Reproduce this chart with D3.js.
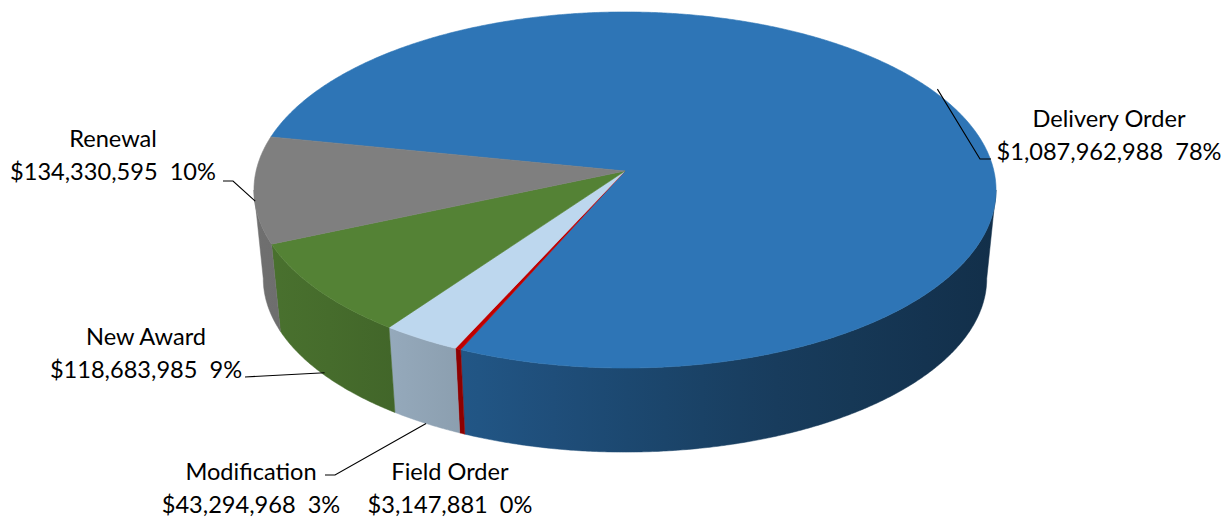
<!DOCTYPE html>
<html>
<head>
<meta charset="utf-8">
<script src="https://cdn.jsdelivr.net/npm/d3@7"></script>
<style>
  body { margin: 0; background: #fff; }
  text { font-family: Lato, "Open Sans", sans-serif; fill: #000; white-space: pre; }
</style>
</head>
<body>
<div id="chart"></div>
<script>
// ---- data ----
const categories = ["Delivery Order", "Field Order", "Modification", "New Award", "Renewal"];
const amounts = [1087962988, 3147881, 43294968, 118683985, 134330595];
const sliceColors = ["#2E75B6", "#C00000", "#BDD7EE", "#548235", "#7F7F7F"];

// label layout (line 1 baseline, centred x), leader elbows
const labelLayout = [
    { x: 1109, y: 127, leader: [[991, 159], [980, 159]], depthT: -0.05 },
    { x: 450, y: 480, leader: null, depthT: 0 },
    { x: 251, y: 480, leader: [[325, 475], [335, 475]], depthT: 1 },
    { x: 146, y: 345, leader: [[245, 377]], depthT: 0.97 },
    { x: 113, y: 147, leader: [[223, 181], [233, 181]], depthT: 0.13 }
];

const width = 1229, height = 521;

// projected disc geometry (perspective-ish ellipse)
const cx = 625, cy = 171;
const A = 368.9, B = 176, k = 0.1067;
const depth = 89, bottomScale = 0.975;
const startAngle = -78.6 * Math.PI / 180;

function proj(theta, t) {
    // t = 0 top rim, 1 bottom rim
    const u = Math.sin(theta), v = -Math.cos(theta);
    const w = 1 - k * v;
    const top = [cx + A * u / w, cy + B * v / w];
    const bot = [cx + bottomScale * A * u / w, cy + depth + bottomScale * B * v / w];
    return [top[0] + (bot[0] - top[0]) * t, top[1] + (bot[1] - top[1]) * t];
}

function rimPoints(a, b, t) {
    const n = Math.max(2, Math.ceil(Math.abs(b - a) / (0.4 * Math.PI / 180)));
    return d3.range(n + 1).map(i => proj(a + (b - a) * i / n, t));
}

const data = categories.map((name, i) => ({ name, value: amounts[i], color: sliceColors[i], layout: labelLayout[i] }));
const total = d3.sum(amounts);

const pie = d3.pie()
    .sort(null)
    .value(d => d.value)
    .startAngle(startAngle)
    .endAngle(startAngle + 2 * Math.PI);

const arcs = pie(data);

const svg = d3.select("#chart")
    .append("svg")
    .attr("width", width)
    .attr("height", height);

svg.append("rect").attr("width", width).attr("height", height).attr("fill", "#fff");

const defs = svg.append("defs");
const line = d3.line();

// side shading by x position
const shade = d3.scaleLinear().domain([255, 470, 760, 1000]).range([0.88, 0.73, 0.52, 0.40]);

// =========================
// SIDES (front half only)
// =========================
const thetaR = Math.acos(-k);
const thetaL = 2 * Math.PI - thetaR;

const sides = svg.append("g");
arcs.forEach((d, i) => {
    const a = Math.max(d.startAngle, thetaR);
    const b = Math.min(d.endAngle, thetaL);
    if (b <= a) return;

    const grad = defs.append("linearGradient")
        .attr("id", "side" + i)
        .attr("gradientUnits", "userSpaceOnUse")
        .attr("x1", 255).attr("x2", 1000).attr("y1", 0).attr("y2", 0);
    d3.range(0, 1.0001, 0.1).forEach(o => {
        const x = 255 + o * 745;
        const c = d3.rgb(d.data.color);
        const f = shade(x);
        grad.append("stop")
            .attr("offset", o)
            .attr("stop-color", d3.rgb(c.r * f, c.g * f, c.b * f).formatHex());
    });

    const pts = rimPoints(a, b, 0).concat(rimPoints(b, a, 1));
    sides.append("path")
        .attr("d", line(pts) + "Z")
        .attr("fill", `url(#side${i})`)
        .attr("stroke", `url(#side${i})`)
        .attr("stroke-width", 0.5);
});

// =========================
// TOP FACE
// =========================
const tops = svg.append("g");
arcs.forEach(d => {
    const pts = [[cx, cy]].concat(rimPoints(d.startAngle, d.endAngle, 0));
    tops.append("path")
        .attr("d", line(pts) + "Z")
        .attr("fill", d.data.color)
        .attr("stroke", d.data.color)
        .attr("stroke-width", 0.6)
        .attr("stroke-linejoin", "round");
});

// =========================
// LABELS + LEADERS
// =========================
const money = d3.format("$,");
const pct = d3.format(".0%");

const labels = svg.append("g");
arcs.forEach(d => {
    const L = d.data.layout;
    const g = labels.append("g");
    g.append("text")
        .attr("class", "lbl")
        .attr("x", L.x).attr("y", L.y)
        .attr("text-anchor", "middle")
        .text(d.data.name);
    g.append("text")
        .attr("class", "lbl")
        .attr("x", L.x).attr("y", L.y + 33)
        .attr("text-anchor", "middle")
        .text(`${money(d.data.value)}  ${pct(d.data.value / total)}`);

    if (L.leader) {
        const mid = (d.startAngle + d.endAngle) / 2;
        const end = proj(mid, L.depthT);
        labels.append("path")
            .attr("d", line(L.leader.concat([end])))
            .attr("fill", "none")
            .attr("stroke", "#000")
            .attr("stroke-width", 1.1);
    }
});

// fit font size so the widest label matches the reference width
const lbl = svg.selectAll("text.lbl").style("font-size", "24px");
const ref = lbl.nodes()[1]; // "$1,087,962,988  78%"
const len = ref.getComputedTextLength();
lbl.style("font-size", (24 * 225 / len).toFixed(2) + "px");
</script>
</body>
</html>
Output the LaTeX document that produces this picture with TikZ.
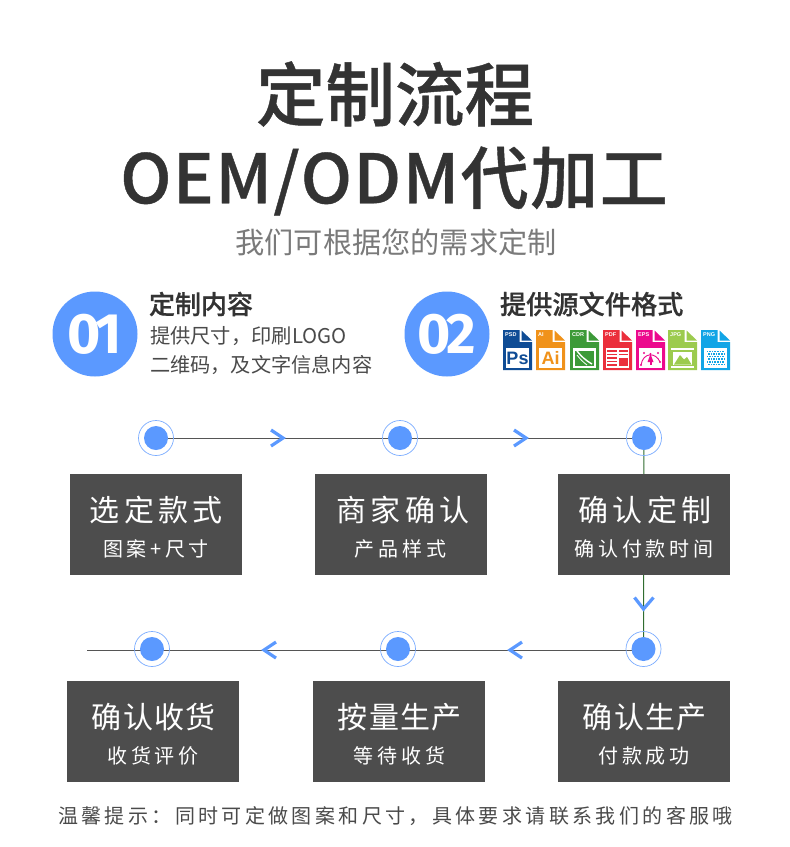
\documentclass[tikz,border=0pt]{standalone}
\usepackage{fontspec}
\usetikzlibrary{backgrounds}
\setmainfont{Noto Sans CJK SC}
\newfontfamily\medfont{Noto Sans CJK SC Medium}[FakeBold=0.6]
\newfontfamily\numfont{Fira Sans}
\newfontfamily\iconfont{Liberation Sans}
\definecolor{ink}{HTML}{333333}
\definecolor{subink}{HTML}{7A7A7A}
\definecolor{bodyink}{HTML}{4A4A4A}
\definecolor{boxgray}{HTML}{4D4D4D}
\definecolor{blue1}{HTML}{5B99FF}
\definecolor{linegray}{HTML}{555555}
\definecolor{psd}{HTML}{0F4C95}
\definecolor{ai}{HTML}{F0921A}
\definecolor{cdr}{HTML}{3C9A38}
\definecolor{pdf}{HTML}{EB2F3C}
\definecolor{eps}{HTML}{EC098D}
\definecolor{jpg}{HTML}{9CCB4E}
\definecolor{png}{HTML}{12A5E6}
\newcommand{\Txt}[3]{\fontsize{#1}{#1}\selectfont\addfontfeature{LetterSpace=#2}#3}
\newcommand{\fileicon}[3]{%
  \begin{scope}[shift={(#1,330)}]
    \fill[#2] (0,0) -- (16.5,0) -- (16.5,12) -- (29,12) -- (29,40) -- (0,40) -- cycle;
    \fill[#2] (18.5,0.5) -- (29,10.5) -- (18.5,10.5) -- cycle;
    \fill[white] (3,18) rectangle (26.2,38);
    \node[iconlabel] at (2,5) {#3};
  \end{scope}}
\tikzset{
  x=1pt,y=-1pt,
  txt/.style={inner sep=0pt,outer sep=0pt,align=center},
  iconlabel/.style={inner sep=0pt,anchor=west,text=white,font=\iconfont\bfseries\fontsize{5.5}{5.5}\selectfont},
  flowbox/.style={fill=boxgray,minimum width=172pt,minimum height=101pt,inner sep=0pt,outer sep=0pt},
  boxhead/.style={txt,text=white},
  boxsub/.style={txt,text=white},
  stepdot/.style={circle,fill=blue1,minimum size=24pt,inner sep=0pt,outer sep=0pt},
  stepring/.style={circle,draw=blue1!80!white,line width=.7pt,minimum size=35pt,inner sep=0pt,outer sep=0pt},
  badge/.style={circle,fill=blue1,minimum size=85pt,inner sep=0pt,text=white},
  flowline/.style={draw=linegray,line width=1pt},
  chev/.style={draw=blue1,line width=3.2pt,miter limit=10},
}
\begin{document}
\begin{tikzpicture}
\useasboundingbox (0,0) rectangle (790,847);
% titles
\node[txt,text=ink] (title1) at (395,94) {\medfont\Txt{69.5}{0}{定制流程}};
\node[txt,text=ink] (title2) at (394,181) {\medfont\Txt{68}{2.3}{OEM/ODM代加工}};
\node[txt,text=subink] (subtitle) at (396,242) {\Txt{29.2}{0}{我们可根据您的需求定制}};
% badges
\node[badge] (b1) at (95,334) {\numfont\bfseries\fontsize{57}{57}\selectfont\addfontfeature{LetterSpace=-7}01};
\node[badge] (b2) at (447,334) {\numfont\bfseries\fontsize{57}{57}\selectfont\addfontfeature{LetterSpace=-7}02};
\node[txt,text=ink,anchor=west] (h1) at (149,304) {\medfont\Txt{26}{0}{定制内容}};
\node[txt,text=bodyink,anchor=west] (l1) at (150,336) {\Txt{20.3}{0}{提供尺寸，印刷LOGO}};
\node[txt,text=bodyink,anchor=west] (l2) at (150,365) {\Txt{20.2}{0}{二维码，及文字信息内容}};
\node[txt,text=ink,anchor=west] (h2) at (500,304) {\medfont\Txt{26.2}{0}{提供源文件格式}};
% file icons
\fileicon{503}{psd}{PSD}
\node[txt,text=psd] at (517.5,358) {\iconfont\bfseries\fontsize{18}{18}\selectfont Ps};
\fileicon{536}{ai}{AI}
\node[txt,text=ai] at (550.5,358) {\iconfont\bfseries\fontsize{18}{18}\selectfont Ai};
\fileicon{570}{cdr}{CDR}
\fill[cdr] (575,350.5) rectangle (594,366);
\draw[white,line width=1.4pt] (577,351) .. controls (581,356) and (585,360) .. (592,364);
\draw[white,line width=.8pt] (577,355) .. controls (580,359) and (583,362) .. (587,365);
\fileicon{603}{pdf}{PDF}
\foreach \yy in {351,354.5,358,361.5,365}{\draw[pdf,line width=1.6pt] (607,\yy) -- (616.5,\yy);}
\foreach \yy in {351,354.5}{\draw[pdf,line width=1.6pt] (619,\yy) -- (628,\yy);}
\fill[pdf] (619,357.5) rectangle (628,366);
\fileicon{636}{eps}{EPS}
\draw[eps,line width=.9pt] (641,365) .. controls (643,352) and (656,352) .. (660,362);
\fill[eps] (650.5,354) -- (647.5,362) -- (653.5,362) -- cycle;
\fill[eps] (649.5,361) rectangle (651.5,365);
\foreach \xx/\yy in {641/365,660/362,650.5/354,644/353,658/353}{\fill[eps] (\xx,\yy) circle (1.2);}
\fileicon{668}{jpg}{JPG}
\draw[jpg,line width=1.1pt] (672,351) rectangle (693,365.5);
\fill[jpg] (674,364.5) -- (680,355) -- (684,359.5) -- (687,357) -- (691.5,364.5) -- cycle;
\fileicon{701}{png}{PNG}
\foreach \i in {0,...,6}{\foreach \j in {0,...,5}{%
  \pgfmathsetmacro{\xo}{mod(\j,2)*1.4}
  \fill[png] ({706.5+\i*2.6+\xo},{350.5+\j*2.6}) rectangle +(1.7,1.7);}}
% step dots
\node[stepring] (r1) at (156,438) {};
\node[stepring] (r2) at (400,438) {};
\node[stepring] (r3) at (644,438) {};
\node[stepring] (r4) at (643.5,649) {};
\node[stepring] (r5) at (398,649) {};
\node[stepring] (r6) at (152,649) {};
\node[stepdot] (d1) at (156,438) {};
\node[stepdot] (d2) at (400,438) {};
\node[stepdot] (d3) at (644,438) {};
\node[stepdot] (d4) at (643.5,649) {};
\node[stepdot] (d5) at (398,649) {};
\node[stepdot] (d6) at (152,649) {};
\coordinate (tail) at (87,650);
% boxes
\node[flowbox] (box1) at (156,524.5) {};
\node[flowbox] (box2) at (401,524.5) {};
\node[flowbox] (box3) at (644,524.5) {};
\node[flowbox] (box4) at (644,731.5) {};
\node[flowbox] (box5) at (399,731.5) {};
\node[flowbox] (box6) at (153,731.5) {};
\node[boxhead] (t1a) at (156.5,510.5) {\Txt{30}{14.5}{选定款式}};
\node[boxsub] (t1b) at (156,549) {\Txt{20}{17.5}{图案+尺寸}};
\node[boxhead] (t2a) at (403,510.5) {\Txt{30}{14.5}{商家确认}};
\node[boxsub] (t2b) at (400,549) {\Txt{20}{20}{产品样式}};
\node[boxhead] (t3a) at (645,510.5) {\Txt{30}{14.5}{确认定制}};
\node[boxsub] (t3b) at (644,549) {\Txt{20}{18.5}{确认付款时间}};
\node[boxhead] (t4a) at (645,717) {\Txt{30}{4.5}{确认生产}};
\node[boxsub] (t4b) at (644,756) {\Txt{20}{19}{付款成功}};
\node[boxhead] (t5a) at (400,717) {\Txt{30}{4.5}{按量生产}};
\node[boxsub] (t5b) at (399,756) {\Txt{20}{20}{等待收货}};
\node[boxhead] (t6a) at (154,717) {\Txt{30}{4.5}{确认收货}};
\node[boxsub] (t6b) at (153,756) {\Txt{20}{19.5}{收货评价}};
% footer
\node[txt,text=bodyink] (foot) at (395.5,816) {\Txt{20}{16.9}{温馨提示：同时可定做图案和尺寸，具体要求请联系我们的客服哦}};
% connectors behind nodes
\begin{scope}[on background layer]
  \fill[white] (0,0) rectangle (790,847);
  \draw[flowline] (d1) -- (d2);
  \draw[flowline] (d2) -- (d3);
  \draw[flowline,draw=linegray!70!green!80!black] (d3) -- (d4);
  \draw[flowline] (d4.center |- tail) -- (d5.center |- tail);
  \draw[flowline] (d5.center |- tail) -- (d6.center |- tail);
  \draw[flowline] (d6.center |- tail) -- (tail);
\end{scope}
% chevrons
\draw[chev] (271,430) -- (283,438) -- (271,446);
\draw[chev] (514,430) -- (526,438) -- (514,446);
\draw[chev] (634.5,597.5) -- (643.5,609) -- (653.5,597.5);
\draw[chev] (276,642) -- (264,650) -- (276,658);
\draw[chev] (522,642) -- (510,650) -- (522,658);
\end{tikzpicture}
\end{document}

Written problem -
Search the records above for "with". Copy each line where it is found.

Result for this exercise -
Reproduce this chart with D3.js.
Output the LaTeX document that produces this picture with TikZ.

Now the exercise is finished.